The actual iteration takes place in another recursive function iterate that receives a board as a parameter. If the board is invalid, for instance due to some cells pruned empty of candidates, we stop in failure. On the other hand, if the board contains a complete solution, we return that. Otherwise, we go through the unassigned cells (starting with the one with the shortest candidate list) and try out assigning candidates until we find a solution (or fail completely).

def iterate(board: Board): Option[Board] = {
  if (!board.isValid) {
    None
  } else if (board.isFinished) {
    Some(board)
  } else {
    prune(board).cells.filter(_.value.isEmpty).
      sortBy(_.cands.size).map { cell =>
      cell.cands.map { c =>
        val result = iterate(prune(board +
          Cell(cell.x, cell.y, Set[Int](c))))

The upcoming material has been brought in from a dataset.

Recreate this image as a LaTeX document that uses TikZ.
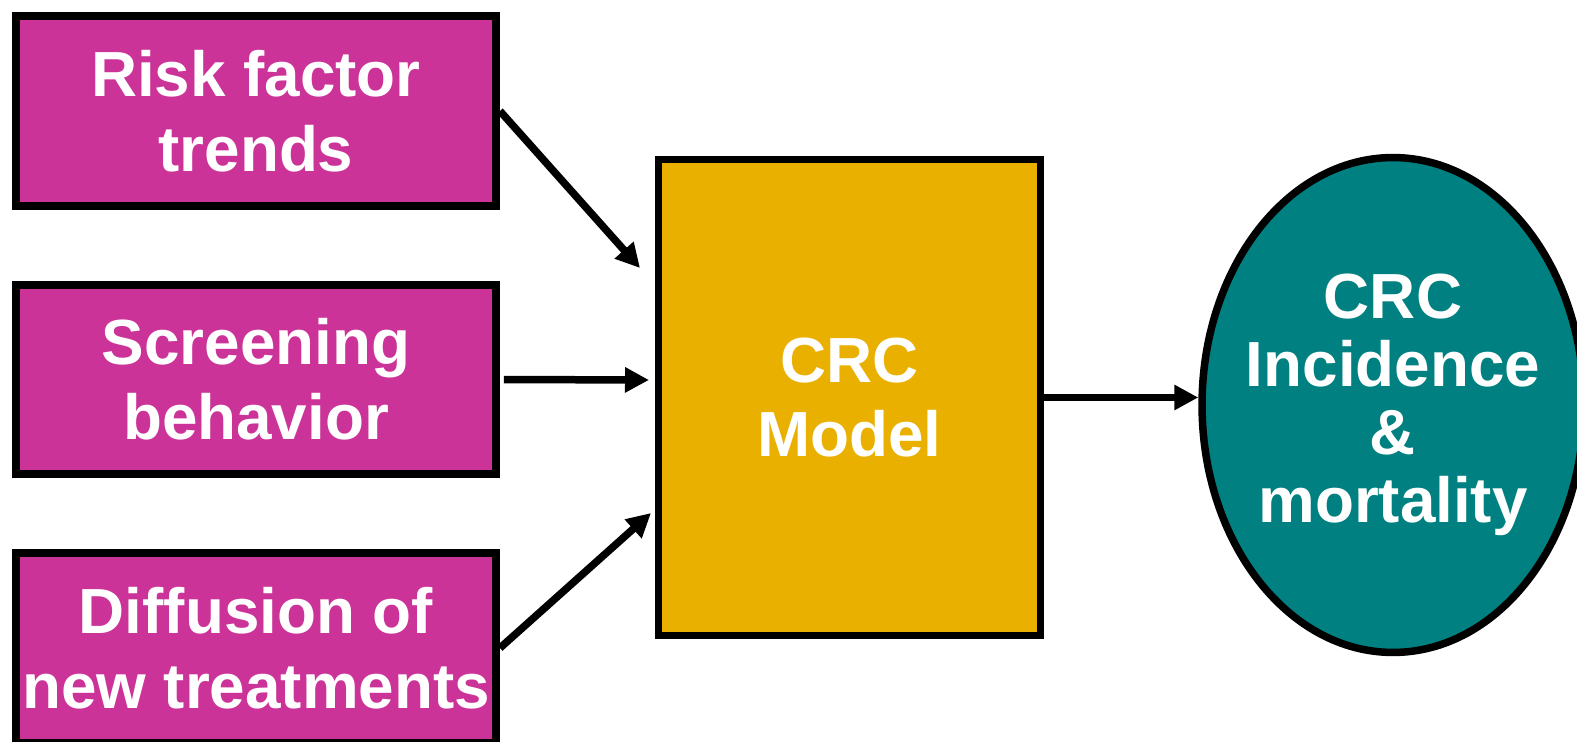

        if (result.nonEmpty && result.get.isFinished)
          return result
      }
      return None
    }
    None
  }
}

I am not quite happy with this function. It is inelegant and certainly not tail-recursive. Nevertheless, it gets the job done. Let’s see how well.

The University of Warwick hosts datasets for the purpose of benchmarking automatic Sudoku solvers. Trying out their top95 data set of 95 hard Sudoku puzzles, my program yields an average response time of about 51 seconds with the median at 5 seconds and the maximum at friggin’ 15 minutes! It is faster than pen-and-paper approaches but it’s far from competitive. It is something of a consolation that all hard Sudokus were solved. Thus, the program works correctly, if sluggishly.

To improve the efficiency I could:

• replace the list-based representation of the board with a two-dimensional array for  faster access to cells, rows, and columns,
• adopt more effective pruning methods (e.g., if two cells on the same row/column have the same two candidates, those candidates can be eliminated from the rest of the neighborhood),
• parallellize the computation, and
• rewrite the iteration to a loop or a proper tail-recursive function.

And so, solving the initial problem of finding a general solution for Sudoku puzzles transforms into a new problem of finding a more efficient general solution. Sigh.

The source code (slightly refactored) can be found on GitHub.